Bill to shift Citizens' money-moves after a storm passes Senate subcommittee
The push is on to fix up troubled Citizens’ Property Insurance Corp., which is taking on risk at a rapid pace and stands virtually at the mercies of the elements.
One of a handful of Citizens’ fix-up bills passed the Senate Banking and Insurance committee Thursday morning, but (like all property insurance bills this year) faces an uphill battle as consumers struggle with growing costs and a sagging real estate market.
The proposal, SB 1346, sponsored by Sen. Steve Oelrich, R-Gainesville, seeks to change the way Citizens collects solvency funds after a massive storm causes it to run out of money.
Rather than collecting money from a “regular assessment”—bills sent out to nearly all insurers in the state for payment within 30 days—Citizens would collect the money using the emergency assessment option. Emergency assessments come out of the pockets of all insurers and Citizens policyholders, and can be paid over several years. They are not capped.
The bill, which eliminates most of the regular assessment on private insurers, is aimed at luring new private insurers into the state. Because Florida is the country’s top target for hurricanes, it’s a no-go area for several insurers.

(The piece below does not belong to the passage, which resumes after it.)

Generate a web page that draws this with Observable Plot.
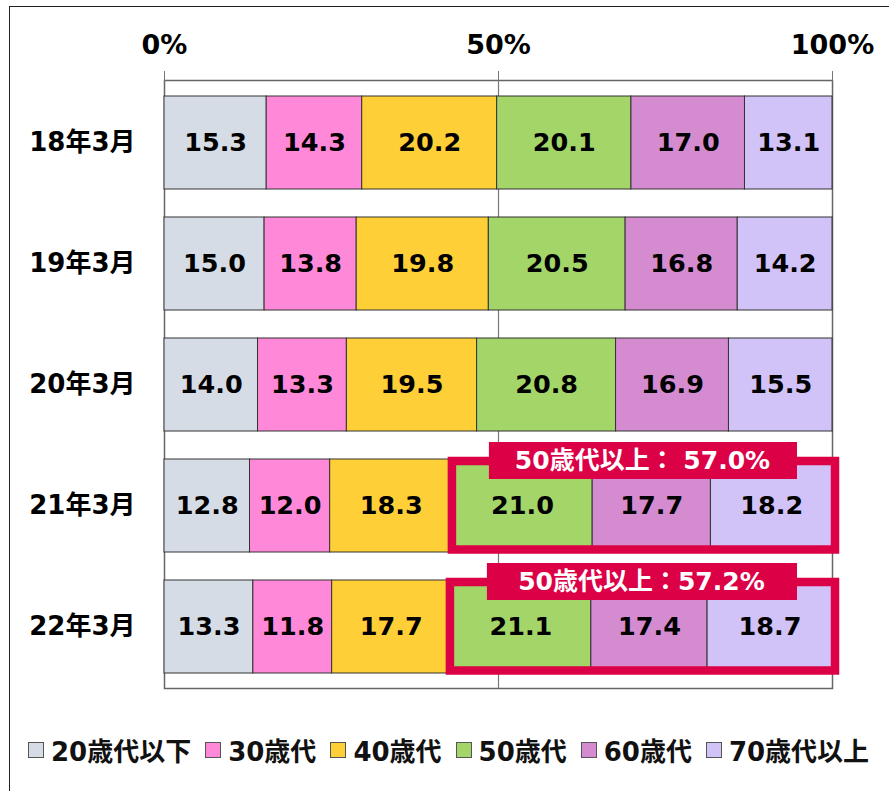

Companies “will tell you that the regular assessment is one of the greatest impediments to new capital coming to Florida,” said Don Brown, senior fellow at the Heartland Institute, a think tank which supports the bill.
Echoing a common theme coming up at every hearing on a Citizens bill, Sen. Mike Fasano, R-New Port Richey, asked what the direct pocket-book impact would be on consumers.
Sharon A. Binnun, the chief financial officer for Citizens, said the change would be positive for consumers, because after a big storm, assessments would be spread out over time, rather than collected right away from private insurers. Private insurers usually pass on their assessment costs to their policyholders in the form of premium increases at the next renewal.
“The bill doesn’t materially change the totality of what is paid by consumers,” she said. “What it does do is minimize [the impact] at least the first year after an event and... spreads it over time.”
The bill, which heads next to the Government Operations Subcommittee, passed the Senate Banking and Insurance Committee with a unanimous vote.
Bill Breakdown: SB 1346 would effectively shift much of Citizens’ solvency strategy after a major storm to rely on the "emergency assessment," rather than the “regular assessment.” Here are a few differences between regular assessments and emergency assessments:
1) Emergency assessments can be collected over several years, while regular assessments are due (from private insurers) within 30 days.
2) Regular assessments are not levied on Citizens’ policyholders, emergency assessments are.
3) Regular assessments are capped at an 18 percent maximum, while emergency assessments are unlimited.
Other bills to reform Citizens are making their way through the Legislature as well, including SB 1784, HB 941, and HB 833.